(What this task involves)
List all lines of the data containing the word "React".

* start *

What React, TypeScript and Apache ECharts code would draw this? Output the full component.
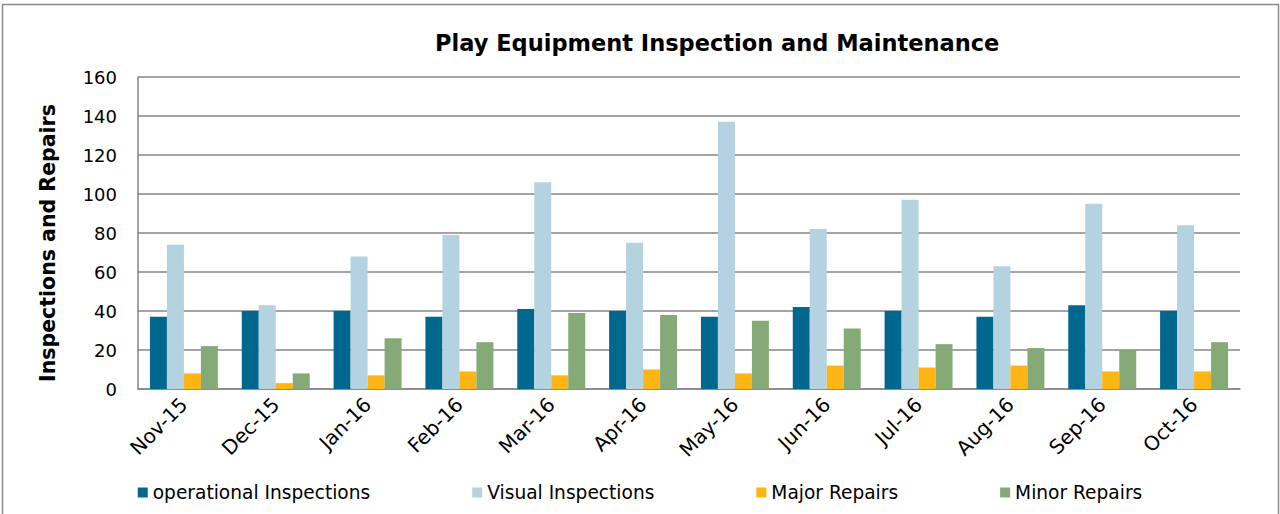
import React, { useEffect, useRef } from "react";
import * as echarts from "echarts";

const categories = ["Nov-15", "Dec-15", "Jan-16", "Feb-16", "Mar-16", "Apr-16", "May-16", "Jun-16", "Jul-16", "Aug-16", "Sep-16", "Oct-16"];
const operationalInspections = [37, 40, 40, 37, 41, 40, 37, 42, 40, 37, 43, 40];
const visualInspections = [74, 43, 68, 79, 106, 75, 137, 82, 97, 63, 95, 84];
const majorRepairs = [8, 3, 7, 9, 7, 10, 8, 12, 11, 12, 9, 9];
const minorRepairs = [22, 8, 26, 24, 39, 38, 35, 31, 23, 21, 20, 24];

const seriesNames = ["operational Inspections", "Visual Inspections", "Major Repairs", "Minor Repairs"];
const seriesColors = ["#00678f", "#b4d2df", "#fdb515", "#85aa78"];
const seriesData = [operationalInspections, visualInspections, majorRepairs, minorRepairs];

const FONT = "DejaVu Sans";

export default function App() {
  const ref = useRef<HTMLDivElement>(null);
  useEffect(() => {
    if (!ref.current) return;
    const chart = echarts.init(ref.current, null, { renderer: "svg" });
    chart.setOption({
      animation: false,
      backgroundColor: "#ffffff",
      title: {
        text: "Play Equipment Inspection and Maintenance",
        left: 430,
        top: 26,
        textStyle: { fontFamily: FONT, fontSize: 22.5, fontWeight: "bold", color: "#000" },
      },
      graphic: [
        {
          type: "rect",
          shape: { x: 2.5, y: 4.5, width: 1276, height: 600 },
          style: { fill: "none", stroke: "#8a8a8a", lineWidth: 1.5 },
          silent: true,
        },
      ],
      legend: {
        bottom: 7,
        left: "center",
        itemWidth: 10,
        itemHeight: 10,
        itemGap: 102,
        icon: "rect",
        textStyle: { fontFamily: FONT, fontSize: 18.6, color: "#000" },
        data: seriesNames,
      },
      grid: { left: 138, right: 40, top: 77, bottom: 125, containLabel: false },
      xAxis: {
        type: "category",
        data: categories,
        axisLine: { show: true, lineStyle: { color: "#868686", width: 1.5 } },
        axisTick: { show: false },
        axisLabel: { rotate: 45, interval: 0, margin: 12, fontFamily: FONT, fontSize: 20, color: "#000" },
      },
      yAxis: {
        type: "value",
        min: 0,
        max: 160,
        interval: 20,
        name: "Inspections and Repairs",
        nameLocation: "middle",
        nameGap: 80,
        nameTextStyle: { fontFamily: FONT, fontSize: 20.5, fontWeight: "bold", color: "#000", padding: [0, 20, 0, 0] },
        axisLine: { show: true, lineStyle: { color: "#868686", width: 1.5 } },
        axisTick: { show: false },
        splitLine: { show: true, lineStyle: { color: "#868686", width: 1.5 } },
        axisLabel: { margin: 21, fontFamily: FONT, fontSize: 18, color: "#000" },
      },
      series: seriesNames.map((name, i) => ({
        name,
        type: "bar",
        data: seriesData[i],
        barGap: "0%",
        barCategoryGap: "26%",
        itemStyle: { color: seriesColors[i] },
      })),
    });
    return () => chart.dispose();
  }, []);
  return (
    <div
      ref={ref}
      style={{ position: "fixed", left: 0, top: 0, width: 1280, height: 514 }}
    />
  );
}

* end *

(Answer below)
What React, TypeScript and Apache ECharts code would draw this? Output the full component.
import React, { useEffect, useRef } from "react";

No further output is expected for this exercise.